======== Recorded information ========
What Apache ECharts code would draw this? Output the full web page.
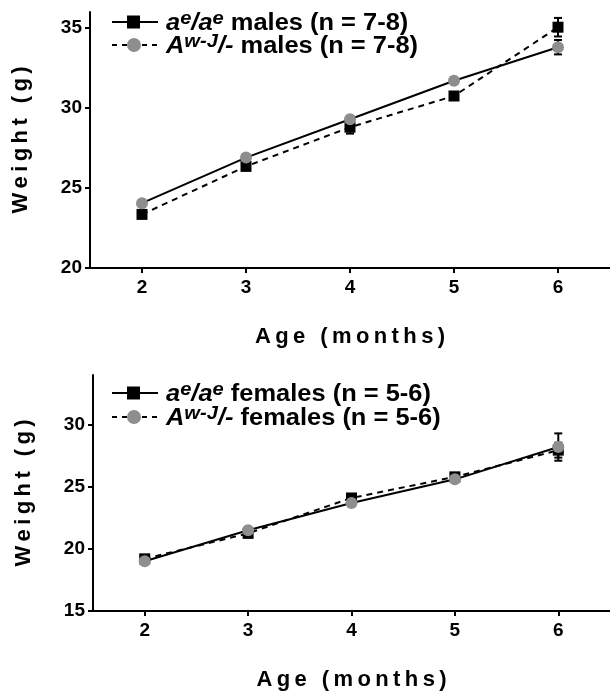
<!DOCTYPE html>
<html>
<head>
<meta charset="utf-8">
<script src="https://cdn.jsdelivr.net/npm/echarts@6/dist/echarts.min.js"></script>
<style>
  html, body { margin: 0; padding: 0; background: #fff; }
  #main { width: 610px; height: 692px; }
</style>
</head>
<body>
<div id="main"></div>
<script>
// ages in months
var ages = [2, 3, 4, 5, 6];

// males (n = 7-8)
var maleAe = [23.35, 26.35, 28.8, 30.75, 35.05];
var maleAeErr = [0.2, 0.2, 0.4, 0.2, 0.58];
var maleAwj = [24.05, 26.9, 29.3, 31.7, 33.8];
var maleAwjErr = [0.2, 0.2, 0.2, 0.2, 0.45];

// females (n = 5-6)
var femaleAe = [19.2, 21.25, 24.1, 25.8, 27.95];
var femaleAeErr = [0.2, 0.2, 0.2, 0.2, 0.6];
var femaleAwj = [19.0, 21.5, 23.7, 25.6, 28.2];
var femaleAwjErr = [0.2, 0.2, 0.2, 0.2, 1.1];

var xTicks = [2, 3, 4, 5, 6];
var maleYTicks = [20, 25, 30, 35];
var femaleYTicks = [15, 20, 25, 30];

var FONT = 'Liberation Sans';
var GREY = '#8e8e8e';

function pairs(ys) {
  return ages.map(function (a, i) { return [a, ys[i]]; });
}
function errData(ys, errs) {
  return ages.map(function (a, i) { return [a, ys[i] - errs[i], ys[i] + errs[i]]; });
}

function errorSeries(gi, ys, errs) {
  return {
    type: 'custom',
    xAxisIndex: gi, yAxisIndex: gi,
    z: 3,
    data: errData(ys, errs),
    renderItem: function (params, api) {
      var lo = api.coord([api.value(0), api.value(1)]);
      var hi = api.coord([api.value(0), api.value(2)]);
      var w = 4;
      var st = { stroke: '#000', lineWidth: 2 };
      return {
        type: 'group',
        children: [
          { type: 'line', shape: { x1: lo[0], y1: lo[1], x2: hi[0], y2: hi[1] }, style: st },
          { type: 'line', shape: { x1: lo[0] - w, y1: lo[1], x2: lo[0] + w, y2: lo[1] }, style: st },
          { type: 'line', shape: { x1: hi[0] - w, y1: hi[1], x2: hi[0] + w, y2: hi[1] }, style: st }
        ]
      };
    }
  };
}

function lineSeries(gi, ys, dashed) {
  return {
    type: 'line',
    xAxisIndex: gi, yAxisIndex: gi,
    data: pairs(ys),
    symbol: 'none',
    z: 2,
    lineStyle: { color: '#000', width: 2, type: dashed ? [6, 5] : 'solid' },
    silent: true
  };
}

function markerSeries(gi, ys, square) {
  return {
    type: 'scatter',
    xAxisIndex: gi, yAxisIndex: gi,
    data: pairs(ys),
    symbol: square ? 'rect' : 'circle',
    symbolSize: square ? 11 : 12,
    z: square ? 4 : 5,
    itemStyle: { color: square ? '#000' : GREY, opacity: 1 }
  };
}

function xAxis(gi) {
  return {
    type: 'value', gridIndex: gi, min: 1.5, max: 6.5,
    name: 'A\u2009g\u2009e\u2009 \u2009(\u2009m\u2009o\u2009n\u2009t\u2009h\u2009s\u2009)',
    nameLocation: 'middle', nameGap: 58,
    nameTextStyle: { fontFamily: FONT, fontWeight: 'bold', fontSize: 22, color: '#000' },
    axisLine: { onZero: false, lineStyle: { color: '#000', width: 2 } },
    axisTick: { show: true, length: 5, lineStyle: { color: '#000', width: 2 }, customValues: xTicks },
    axisLabel: { fontFamily: FONT, fontWeight: 'bold', fontSize: 19, color: '#000', margin: 10, customValues: xTicks },
    splitLine: { show: false }
  };
}

function yAxis(gi, min, max, ticks) {
  return {
    type: 'value', gridIndex: gi, min: min, max: max,
    name: 'W\u2009e\u2009i\u2009g\u2009h\u2009t\u2009 \u2009(\u2009g\u2009)',
    nameLocation: 'middle', nameGap: 58, nameRotate: 90,
    nameTextStyle: { fontFamily: FONT, fontWeight: 'bold', fontSize: 22, color: '#000' },
    axisLine: { show: true, onZero: false, lineStyle: { color: '#000', width: 2 } },
    axisTick: { show: true, length: 5, lineStyle: { color: '#000', width: 2 }, customValues: ticks },
    axisLabel: { fontFamily: FONT, fontWeight: 'bold', fontSize: 19, color: '#000', margin: 8, customValues: ticks },
    splitLine: { show: false }
  };
}

var rich = {
  i: { fontFamily: FONT, fontWeight: 'bold', fontStyle: 'italic', fontSize: 24, color: '#000' },
  s: { fontFamily: FONT, fontWeight: 'bold', fontStyle: 'italic', fontSize: 19, color: '#000', padding: [0, 0, 9, 0] },
  t: { fontFamily: FONT, fontWeight: 'bold', fontSize: 24, color: '#000' }
};

function legendRow(y, dashed, square, text) {
  var items = [
    { type: 'line', shape: { x1: 112, y1: y, x2: 158, y2: y },
      style: { stroke: '#000', lineWidth: 2, lineDash: dashed ? [5, 5] : null } }
  ];
  if (square) {
    items.push({ type: 'rect', shape: { x: 127, y: y - 6.5, width: 13, height: 13 }, style: { fill: '#000' } });
  } else {
    items.push({ type: 'circle', shape: { cx: 134, cy: y, r: 7 }, style: { fill: GREY } });
  }
  items.push({ type: 'text', x: 166, y: y + 1, scaleX: 1.06,
    style: { text: text, rich: rich, verticalAlign: 'middle', align: 'left' } });
  return items;
}

var graphics = []
  .concat(legendRow(22, false, true, '{i|a}{s|e}{i|/a}{s|e}{t| males (n = 7-8)}'))
  .concat(legendRow(45, true, false, '{i|A}{s|w-J}{i|/-}{t| males (n = 7-8)}'))
  .concat(legendRow(393, false, true, '{i|a}{s|e}{i|/a}{s|e}{t| females (n = 5-6)}'))
  .concat(legendRow(417, true, false, '{i|A}{s|w-J}{i|/-}{t| females (n = 5-6)}'));

var chart = echarts.init(document.getElementById('main'), null, { renderer: 'canvas' });
var option = {
  backgroundColor: '#fff',
  animation: false,
  grid: [
    { left: 90, right: 0, top: 12, height: 256 },
    { left: 93, right: 0, top: 375, height: 243 }
  ],
  xAxis: [xAxis(0), xAxis(1)],
  yAxis: [yAxis(0, 20, 36, maleYTicks), yAxis(1, 15, 34, femaleYTicks)],
  // the picture draws the solid line through the grey circles and the dashed one through the squares
  series: [
    lineSeries(0, maleAwj, false),
    lineSeries(0, maleAe, true),
    errorSeries(0, maleAe, maleAeErr),
    errorSeries(0, maleAwj, maleAwjErr),
    markerSeries(0, maleAe, true),
    markerSeries(0, maleAwj, false),
    lineSeries(1, femaleAwj, false),
    lineSeries(1, femaleAe, true),
    errorSeries(1, femaleAe, femaleAeErr),
    errorSeries(1, femaleAwj, femaleAwjErr),
    markerSeries(1, femaleAe, true),
    markerSeries(1, femaleAwj, false)
  ],
  graphic: graphics
};
chart.setOption(option);
</script>
</body>
</html>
========
_What is required_. Leave the pictures out, and print every line of the listing exactly as written.

_Written answer_.
What Apache ECharts code would draw this? Output the full web page.
<!DOCTYPE html>
<html>
<head>
<meta charset="utf-8">
<script src="https://cdn.jsdelivr.net/npm/echarts@6/dist/echarts.min.js"></script>
<style>
  html, body { margin: 0; padding: 0; background: #fff; }
  #main { width: 610px; height: 692px; }
</style>
</head>
<body>
<div id="main"></div>
<script>
// ages in months
var ages = [2, 3, 4, 5, 6];

// males (n = 7-8)
var maleAe = [23.35, 26.35, 28.8, 30.75, 35.05];
var maleAeErr = [0.2, 0.2, 0.4, 0.2, 0.58];
var maleAwj = [24.05, 26.9, 29.3, 31.7, 33.8];
var maleAwjErr = [0.2, 0.2, 0.2, 0.2, 0.45];

// females (n = 5-6)
var femaleAe = [19.2, 21.25, 24.1, 25.8, 27.95];
var femaleAeErr = [0.2, 0.2, 0.2, 0.2, 0.6];
var femaleAwj = [19.0, 21.5, 23.7, 25.6, 28.2];
var femaleAwjErr = [0.2, 0.2, 0.2, 0.2, 1.1];

var xTicks = [2, 3, 4, 5, 6];
var maleYTicks = [20, 25, 30, 35];
var femaleYTicks = [15, 20, 25, 30];

var FONT = 'Liberation Sans';
var GREY = '#8e8e8e';

function pairs(ys) {
  return ages.map(function (a, i) { return [a, ys[i]]; });
}
function errData(ys, errs) {
  return ages.map(function (a, i) { return [a, ys[i] - errs[i], ys[i] + errs[i]]; });
}

function errorSeries(gi, ys, errs) {
  return {
    type: 'custom',
    xAxisIndex: gi, yAxisIndex: gi,
    z: 3,
    data: errData(ys, errs),
    renderItem: function (params, api) {
      var lo = api.coord([api.value(0), api.value(1)]);
      var hi = api.coord([api.value(0), api.value(2)]);
      var w = 4;
      var st = { stroke: '#000', lineWidth: 2 };
      return {
        type: 'group',
        children: [
          { type: 'line', shape: { x1: lo[0], y1: lo[1], x2: hi[0], y2: hi[1] }, style: st },
          { type: 'line', shape: { x1: lo[0] - w, y1: lo[1], x2: lo[0] + w, y2: lo[1] }, style: st },
          { type: 'line', shape: { x1: hi[0] - w, y1: hi[1], x2: hi[0] + w, y2: hi[1] }, style: st }
        ]
      };
    }
  };
}

function lineSeries(gi, ys, dashed) {
  return {
    type: 'line',
    xAxisIndex: gi, yAxisIndex: gi,
    data: pairs(ys),
    symbol: 'none',
    z: 2,
    lineStyle: { color: '#000', width: 2, type: dashed ? [6, 5] : 'solid' },
    silent: true
  };
}

function markerSeries(gi, ys, square) {
  return {
    type: 'scatter',
    xAxisIndex: gi, yAxisIndex: gi,
    data: pairs(ys),
    symbol: square ? 'rect' : 'circle',
    symbolSize: square ? 11 : 12,
    z: square ? 4 : 5,
    itemStyle: { color: square ? '#000' : GREY, opacity: 1 }
  };
}

function xAxis(gi) {
  return {
    type: 'value', gridIndex: gi, min: 1.5, max: 6.5,
    name: 'A\u2009g\u2009e\u2009 \u2009(\u2009m\u2009o\u2009n\u2009t\u2009h\u2009s\u2009)',
    nameLocation: 'middle', nameGap: 58,
    nameTextStyle: { fontFamily: FONT, fontWeight: 'bold', fontSize: 22, color: '#000' },
    axisLine: { onZero: false, lineStyle: { color: '#000', width: 2 } },
    axisTick: { show: true, length: 5, lineStyle: { color: '#000', width: 2 }, customValues: xTicks },
    axisLabel: { fontFamily: FONT, fontWeight: 'bold', fontSize: 19, color: '#000', margin: 10, customValues: xTicks },
    splitLine: { show: false }
  };
}

function yAxis(gi, min, max, ticks) {
  return {
    type: 'value', gridIndex: gi, min: min, max: max,
    name: 'W\u2009e\u2009i\u2009g\u2009h\u2009t\u2009 \u2009(\u2009g\u2009)',
    nameLocation: 'middle', nameGap: 58, nameRotate: 90,
    nameTextStyle: { fontFamily: FONT, fontWeight: 'bold', fontSize: 22, color: '#000' },
    axisLine: { show: true, onZero: false, lineStyle: { color: '#000', width: 2 } },
    axisTick: { show: true, length: 5, lineStyle: { color: '#000', width: 2 }, customValues: ticks },
    axisLabel: { fontFamily: FONT, fontWeight: 'bold', fontSize: 19, color: '#000', margin: 8, customValues: ticks },
    splitLine: { show: false }
  };
}

var rich = {
  i: { fontFamily: FONT, fontWeight: 'bold', fontStyle: 'italic', fontSize: 24, color: '#000' },
  s: { fontFamily: FONT, fontWeight: 'bold', fontStyle: 'italic', fontSize: 19, color: '#000', padding: [0, 0, 9, 0] },
  t: { fontFamily: FONT, fontWeight: 'bold', fontSize: 24, color: '#000' }
};

function legendRow(y, dashed, square, text) {
  var items = [
    { type: 'line', shape: { x1: 112, y1: y, x2: 158, y2: y },
      style: { stroke: '#000', lineWidth: 2, lineDash: dashed ? [5, 5] : null } }
  ];
  if (square) {
    items.push({ type: 'rect', shape: { x: 127, y: y - 6.5, width: 13, height: 13 }, style: { fill: '#000' } });
  } else {
    items.push({ type: 'circle', shape: { cx: 134, cy: y, r: 7 }, style: { fill: GREY } });
  }
  items.push({ type: 'text', x: 166, y: y + 1, scaleX: 1.06,
    style: { text: text, rich: rich, verticalAlign: 'middle', align: 'left' } });
  return items;
}

var graphics = []
  .concat(legendRow(22, false, true, '{i|a}{s|e}{i|/a}{s|e}{t| males (n = 7-8)}'))
  .concat(legendRow(45, true, false, '{i|A}{s|w-J}{i|/-}{t| males (n = 7-8)}'))
  .concat(legendRow(393, false, true, '{i|a}{s|e}{i|/a}{s|e}{t| females (n = 5-6)}'))
  .concat(legendRow(417, true, false, '{i|A}{s|w-J}{i|/-}{t| females (n = 5-6)}'));

var chart = echarts.init(document.getElementById('main'), null, { renderer: 'canvas' });
var option = {
  backgroundColor: '#fff',
  animation: false,
  grid: [
    { left: 90, right: 0, top: 12, height: 256 },
    { left: 93, right: 0, top: 375, height: 243 }
  ],
  xAxis: [xAxis(0), xAxis(1)],
  yAxis: [yAxis(0, 20, 36, maleYTicks), yAxis(1, 15, 34, femaleYTicks)],
  // the picture draws the solid line through the grey circles and the dashed one through the squares
  series: [
    lineSeries(0, maleAwj, false),
    lineSeries(0, maleAe, true),
    errorSeries(0, maleAe, maleAeErr),
    errorSeries(0, maleAwj, maleAwjErr),
    markerSeries(0, maleAe, true),
    markerSeries(0, maleAwj, false),
    lineSeries(1, femaleAwj, false),
    lineSeries(1, femaleAe, true),
    errorSeries(1, femaleAe, femaleAeErr),
    errorSeries(1, femaleAwj, femaleAwjErr),
    markerSeries(1, femaleAe, true),
    markerSeries(1, femaleAwj, false)
  ],
  graphic: graphics
};
chart.setOption(option);
</script>
</body>
</html>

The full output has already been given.